— BEGIN DATA SUPPLIED —

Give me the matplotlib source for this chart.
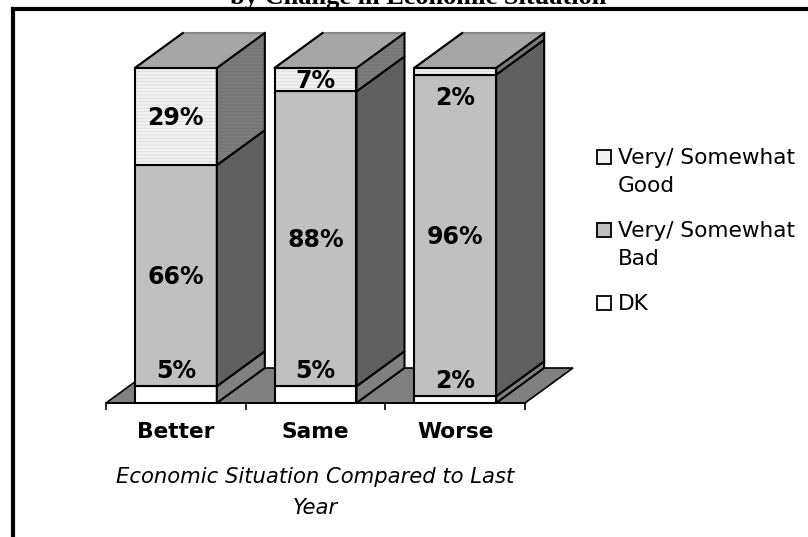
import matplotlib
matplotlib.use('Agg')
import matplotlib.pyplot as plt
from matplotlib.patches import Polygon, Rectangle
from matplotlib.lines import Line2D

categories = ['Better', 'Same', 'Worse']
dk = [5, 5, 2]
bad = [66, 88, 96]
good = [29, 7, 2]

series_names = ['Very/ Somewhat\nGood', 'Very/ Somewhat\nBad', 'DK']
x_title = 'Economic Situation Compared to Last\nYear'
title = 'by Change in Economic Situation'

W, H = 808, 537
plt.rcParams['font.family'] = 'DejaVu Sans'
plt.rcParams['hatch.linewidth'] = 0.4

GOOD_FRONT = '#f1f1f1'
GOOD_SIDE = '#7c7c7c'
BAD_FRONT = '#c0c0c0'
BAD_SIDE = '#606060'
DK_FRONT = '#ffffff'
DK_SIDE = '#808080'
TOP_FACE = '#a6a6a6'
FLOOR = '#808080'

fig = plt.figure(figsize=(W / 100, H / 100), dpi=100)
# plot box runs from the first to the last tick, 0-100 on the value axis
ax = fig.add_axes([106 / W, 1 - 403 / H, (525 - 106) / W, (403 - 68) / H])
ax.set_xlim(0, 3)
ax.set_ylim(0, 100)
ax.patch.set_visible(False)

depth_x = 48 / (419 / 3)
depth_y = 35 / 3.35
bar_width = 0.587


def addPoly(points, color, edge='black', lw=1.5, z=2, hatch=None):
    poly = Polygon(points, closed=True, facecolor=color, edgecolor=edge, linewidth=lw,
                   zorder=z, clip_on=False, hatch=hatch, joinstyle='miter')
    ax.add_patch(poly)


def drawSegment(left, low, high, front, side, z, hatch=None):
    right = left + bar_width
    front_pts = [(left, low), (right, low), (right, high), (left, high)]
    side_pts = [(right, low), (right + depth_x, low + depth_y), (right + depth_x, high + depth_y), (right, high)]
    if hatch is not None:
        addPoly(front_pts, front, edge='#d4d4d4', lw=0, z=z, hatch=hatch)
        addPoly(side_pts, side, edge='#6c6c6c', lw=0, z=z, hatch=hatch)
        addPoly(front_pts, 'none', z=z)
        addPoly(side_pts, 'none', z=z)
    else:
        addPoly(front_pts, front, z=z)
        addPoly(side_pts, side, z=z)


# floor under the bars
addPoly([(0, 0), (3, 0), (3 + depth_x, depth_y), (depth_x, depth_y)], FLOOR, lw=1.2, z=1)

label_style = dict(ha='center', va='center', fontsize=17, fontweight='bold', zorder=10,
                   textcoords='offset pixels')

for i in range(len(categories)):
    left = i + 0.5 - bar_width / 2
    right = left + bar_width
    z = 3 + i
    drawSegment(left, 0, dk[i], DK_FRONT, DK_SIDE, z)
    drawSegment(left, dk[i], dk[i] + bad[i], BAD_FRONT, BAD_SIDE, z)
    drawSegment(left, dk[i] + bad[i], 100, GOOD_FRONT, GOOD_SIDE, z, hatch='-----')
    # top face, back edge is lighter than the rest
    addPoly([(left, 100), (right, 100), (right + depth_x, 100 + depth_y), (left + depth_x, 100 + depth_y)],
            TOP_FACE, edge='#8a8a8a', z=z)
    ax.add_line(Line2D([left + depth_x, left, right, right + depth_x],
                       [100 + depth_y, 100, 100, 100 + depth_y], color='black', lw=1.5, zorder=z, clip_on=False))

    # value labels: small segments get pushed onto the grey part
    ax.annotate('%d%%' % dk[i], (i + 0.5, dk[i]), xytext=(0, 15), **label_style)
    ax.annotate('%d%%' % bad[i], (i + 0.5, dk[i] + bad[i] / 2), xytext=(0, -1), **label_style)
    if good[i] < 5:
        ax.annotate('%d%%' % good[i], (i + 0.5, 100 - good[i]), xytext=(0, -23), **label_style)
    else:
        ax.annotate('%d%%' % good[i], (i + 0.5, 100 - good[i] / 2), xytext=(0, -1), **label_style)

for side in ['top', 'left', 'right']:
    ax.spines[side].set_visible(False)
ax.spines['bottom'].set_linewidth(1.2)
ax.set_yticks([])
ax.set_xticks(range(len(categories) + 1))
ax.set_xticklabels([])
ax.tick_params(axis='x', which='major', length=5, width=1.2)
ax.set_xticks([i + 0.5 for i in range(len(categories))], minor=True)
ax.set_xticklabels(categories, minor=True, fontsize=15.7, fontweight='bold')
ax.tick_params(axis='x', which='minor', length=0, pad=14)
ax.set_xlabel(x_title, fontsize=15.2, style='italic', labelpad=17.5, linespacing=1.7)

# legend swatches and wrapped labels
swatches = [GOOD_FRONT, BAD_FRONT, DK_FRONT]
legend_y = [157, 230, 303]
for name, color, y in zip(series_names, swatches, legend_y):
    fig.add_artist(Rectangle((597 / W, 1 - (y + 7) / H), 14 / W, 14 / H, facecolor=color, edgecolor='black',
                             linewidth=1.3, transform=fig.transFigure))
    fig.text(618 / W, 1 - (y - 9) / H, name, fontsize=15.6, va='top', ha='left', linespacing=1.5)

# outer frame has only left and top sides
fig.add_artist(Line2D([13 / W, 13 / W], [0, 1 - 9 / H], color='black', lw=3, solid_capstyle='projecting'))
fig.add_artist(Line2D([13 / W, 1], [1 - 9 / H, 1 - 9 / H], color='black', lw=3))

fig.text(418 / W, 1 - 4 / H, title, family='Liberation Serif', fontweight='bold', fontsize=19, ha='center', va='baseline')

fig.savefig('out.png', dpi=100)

— END DATA SUPPLIED —
— BEGIN DATA SUPPLIED —

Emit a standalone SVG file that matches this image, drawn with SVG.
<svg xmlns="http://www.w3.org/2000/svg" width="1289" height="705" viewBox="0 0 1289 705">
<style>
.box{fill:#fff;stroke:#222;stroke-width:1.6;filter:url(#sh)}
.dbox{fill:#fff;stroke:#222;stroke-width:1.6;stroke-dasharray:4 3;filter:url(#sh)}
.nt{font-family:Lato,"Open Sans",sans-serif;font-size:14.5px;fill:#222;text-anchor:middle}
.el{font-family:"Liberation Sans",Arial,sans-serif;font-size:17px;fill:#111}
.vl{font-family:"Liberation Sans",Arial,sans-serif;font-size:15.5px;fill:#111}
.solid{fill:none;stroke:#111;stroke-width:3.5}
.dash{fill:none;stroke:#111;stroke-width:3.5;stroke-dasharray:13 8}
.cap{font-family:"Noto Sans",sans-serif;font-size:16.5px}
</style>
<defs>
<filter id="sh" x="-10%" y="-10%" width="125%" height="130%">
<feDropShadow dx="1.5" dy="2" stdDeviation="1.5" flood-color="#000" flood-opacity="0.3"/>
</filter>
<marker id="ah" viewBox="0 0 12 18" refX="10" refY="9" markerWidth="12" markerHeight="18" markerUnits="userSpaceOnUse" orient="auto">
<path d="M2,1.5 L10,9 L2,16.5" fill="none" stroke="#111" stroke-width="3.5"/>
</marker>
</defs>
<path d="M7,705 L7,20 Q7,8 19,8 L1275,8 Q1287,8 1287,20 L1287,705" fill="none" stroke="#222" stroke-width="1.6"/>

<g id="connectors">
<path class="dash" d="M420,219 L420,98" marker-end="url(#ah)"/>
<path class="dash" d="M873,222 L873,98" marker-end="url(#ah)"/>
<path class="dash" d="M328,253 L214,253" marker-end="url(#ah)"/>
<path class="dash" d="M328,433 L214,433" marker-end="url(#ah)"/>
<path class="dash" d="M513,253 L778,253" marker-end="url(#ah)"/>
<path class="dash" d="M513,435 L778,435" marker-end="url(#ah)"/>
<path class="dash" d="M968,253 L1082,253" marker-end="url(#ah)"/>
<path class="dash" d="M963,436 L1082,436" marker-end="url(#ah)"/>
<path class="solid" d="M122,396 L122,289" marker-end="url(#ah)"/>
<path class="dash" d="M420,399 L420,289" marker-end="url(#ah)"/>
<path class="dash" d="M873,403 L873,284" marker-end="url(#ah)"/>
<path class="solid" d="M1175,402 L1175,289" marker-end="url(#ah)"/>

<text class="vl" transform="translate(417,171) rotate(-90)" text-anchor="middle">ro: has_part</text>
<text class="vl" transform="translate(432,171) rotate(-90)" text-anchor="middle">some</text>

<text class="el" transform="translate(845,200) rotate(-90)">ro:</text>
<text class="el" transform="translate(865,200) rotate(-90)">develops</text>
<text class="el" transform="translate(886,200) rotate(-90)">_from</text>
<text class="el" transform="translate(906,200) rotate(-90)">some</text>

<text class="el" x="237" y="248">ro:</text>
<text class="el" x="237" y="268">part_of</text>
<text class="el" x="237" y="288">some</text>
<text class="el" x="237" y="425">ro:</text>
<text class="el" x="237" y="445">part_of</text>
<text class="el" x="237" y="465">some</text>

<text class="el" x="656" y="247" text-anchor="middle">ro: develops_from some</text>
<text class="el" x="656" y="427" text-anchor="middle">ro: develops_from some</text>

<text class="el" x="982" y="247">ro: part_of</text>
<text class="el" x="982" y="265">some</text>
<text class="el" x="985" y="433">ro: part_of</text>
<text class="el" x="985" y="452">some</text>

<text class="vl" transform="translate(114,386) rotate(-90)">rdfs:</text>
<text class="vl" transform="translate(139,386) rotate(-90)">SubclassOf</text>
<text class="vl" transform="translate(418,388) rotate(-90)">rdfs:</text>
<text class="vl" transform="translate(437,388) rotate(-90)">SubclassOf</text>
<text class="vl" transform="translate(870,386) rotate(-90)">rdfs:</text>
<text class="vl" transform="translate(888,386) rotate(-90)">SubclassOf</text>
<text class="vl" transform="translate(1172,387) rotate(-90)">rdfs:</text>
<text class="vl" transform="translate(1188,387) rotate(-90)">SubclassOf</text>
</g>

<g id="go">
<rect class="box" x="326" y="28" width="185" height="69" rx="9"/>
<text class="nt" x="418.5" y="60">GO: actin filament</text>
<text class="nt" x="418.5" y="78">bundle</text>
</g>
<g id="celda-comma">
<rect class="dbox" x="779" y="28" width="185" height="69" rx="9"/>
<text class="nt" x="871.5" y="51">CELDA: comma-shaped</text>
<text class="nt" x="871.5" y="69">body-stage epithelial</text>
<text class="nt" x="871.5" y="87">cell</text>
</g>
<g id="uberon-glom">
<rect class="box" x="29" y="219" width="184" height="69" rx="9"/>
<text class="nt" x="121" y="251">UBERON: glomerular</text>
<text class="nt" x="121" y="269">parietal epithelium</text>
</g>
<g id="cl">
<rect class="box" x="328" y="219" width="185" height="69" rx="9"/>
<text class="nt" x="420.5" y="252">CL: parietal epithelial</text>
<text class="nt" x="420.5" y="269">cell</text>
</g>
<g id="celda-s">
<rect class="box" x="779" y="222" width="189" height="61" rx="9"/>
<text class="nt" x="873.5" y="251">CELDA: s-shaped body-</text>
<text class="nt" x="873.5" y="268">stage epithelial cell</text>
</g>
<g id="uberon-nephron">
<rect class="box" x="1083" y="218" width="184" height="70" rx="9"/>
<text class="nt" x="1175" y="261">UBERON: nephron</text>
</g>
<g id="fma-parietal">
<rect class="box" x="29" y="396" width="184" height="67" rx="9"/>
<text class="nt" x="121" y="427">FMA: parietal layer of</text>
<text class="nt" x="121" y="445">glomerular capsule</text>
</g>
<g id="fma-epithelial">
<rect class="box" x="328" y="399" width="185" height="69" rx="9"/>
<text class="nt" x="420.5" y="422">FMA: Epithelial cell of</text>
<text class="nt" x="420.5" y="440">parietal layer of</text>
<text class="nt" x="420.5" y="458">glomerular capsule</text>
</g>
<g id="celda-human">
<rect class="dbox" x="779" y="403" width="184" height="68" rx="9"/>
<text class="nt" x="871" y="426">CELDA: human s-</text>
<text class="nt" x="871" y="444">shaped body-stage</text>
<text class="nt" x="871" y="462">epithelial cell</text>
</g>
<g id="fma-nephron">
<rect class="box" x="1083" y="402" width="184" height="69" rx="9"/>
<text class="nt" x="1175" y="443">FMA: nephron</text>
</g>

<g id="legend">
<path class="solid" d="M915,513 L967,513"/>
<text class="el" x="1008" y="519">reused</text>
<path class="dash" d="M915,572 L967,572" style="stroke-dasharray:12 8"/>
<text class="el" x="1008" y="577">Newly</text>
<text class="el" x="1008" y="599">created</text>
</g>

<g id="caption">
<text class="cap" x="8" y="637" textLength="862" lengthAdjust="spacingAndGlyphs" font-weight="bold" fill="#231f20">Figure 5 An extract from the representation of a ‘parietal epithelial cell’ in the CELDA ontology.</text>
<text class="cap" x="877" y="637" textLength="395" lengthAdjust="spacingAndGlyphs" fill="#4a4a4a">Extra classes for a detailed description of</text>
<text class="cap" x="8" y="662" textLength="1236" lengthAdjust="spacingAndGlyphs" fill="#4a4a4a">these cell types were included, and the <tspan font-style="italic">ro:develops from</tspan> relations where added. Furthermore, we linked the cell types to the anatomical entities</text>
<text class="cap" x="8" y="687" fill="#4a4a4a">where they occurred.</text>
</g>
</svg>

— END DATA SUPPLIED —
— BEGIN DATA SUPPLIED —

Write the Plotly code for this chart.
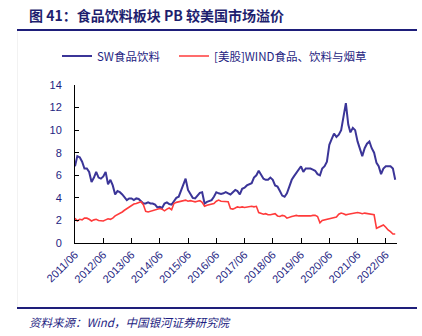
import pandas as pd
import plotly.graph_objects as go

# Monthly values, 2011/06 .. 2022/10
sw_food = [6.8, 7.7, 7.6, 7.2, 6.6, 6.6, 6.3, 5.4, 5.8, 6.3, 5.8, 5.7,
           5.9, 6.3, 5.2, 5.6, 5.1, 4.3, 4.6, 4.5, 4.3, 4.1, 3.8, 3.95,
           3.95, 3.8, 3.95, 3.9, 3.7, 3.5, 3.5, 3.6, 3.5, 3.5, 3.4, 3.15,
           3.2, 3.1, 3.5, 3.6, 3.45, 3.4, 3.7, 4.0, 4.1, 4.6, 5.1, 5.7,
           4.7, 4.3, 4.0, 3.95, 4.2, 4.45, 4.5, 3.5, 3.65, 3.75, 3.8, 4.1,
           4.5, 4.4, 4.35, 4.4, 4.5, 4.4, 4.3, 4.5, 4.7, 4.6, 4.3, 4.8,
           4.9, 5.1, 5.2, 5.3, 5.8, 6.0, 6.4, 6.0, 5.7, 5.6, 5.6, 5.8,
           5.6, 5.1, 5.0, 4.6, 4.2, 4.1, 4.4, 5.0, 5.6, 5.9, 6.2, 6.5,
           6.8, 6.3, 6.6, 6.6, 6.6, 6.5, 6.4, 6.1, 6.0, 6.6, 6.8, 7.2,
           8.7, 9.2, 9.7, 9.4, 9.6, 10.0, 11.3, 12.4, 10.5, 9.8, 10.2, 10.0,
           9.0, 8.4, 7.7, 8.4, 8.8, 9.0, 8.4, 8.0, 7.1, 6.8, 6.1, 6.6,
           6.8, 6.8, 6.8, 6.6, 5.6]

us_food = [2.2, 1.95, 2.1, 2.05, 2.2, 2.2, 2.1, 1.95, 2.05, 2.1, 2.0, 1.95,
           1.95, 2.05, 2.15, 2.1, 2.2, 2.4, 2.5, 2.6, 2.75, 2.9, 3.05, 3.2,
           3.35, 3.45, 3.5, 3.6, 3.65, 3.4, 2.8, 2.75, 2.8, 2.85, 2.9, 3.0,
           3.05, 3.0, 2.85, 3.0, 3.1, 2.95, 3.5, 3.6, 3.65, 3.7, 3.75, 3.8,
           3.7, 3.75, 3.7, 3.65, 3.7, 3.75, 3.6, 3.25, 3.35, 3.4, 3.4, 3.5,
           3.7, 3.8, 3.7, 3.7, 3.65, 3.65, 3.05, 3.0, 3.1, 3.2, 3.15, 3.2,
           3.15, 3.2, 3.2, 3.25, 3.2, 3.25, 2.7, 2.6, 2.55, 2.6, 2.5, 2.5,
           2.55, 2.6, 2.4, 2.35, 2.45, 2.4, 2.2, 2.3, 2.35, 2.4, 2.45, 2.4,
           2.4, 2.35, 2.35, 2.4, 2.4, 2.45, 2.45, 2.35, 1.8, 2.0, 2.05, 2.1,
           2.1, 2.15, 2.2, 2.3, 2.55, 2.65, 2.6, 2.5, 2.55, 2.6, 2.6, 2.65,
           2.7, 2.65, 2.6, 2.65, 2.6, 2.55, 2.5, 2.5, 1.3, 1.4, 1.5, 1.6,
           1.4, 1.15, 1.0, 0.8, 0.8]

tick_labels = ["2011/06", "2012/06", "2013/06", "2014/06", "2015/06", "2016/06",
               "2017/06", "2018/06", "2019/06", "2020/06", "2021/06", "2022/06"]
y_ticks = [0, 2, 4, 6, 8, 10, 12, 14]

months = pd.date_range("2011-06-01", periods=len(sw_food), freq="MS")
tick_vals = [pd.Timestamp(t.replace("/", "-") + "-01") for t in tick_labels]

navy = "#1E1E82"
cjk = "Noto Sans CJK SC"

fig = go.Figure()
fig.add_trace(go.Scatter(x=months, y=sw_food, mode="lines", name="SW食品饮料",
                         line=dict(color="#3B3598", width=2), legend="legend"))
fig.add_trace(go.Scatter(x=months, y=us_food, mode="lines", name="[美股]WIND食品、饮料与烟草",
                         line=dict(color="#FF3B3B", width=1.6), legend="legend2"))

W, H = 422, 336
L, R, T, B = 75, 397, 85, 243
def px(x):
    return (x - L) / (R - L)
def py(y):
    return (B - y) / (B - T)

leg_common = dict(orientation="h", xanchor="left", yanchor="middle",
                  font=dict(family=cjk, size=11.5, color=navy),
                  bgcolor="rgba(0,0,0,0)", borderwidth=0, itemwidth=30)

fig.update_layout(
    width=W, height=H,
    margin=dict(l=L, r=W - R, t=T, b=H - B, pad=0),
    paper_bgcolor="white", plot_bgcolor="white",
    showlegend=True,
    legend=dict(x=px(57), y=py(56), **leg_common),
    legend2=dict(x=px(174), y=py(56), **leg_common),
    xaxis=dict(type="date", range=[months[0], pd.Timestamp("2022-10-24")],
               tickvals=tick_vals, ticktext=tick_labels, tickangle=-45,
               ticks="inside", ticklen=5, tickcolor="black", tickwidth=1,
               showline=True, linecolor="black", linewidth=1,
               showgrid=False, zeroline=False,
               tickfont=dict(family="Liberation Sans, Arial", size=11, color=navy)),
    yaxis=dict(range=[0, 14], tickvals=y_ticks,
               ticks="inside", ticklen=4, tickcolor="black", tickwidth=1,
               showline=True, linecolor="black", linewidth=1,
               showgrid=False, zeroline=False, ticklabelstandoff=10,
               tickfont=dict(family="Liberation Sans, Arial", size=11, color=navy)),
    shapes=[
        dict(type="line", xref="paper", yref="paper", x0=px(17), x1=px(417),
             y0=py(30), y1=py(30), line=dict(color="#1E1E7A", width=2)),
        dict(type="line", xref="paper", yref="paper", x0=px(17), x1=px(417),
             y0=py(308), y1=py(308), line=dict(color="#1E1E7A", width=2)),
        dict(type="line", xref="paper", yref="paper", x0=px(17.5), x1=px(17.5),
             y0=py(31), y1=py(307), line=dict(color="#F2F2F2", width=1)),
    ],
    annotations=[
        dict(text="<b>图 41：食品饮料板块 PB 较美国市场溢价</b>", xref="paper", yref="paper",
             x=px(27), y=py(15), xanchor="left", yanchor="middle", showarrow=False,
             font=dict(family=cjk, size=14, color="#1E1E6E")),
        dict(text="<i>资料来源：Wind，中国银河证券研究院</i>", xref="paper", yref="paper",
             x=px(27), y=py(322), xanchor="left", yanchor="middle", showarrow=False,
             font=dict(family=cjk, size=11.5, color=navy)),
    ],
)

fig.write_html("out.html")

— END DATA SUPPLIED —

*TASK DETAILS*
Retype only the lines above from the one with "Give me the matplotlib source for this chart." through the one with "bar_width = 0.587", exactly and with both ends. Images stay out.

*CORRECT RESULT*
Give me the matplotlib source for this chart.
import matplotlib
matplotlib.use('Agg')
import matplotlib.pyplot as plt
from matplotlib.patches import Polygon, Rectangle
from matplotlib.lines import Line2D

categories = ['Better', 'Same', 'Worse']
dk = [5, 5, 2]
bad = [66, 88, 96]
good = [29, 7, 2]

series_names = ['Very/ Somewhat\nGood', 'Very/ Somewhat\nBad', 'DK']
x_title = 'Economic Situation Compared to Last\nYear'
title = 'by Change in Economic Situation'

W, H = 808, 537
plt.rcParams['font.family'] = 'DejaVu Sans'
plt.rcParams['hatch.linewidth'] = 0.4

GOOD_FRONT = '#f1f1f1'
GOOD_SIDE = '#7c7c7c'
BAD_FRONT = '#c0c0c0'
BAD_SIDE = '#606060'
DK_FRONT = '#ffffff'
DK_SIDE = '#808080'
TOP_FACE = '#a6a6a6'
FLOOR = '#808080'

fig = plt.figure(figsize=(W / 100, H / 100), dpi=100)
# plot box runs from the first to the last tick, 0-100 on the value axis
ax = fig.add_axes([106 / W, 1 - 403 / H, (525 - 106) / W, (403 - 68) / H])
ax.set_xlim(0, 3)
ax.set_ylim(0, 100)
ax.patch.set_visible(False)

depth_x = 48 / (419 / 3)
depth_y = 35 / 3.35
bar_width = 0.587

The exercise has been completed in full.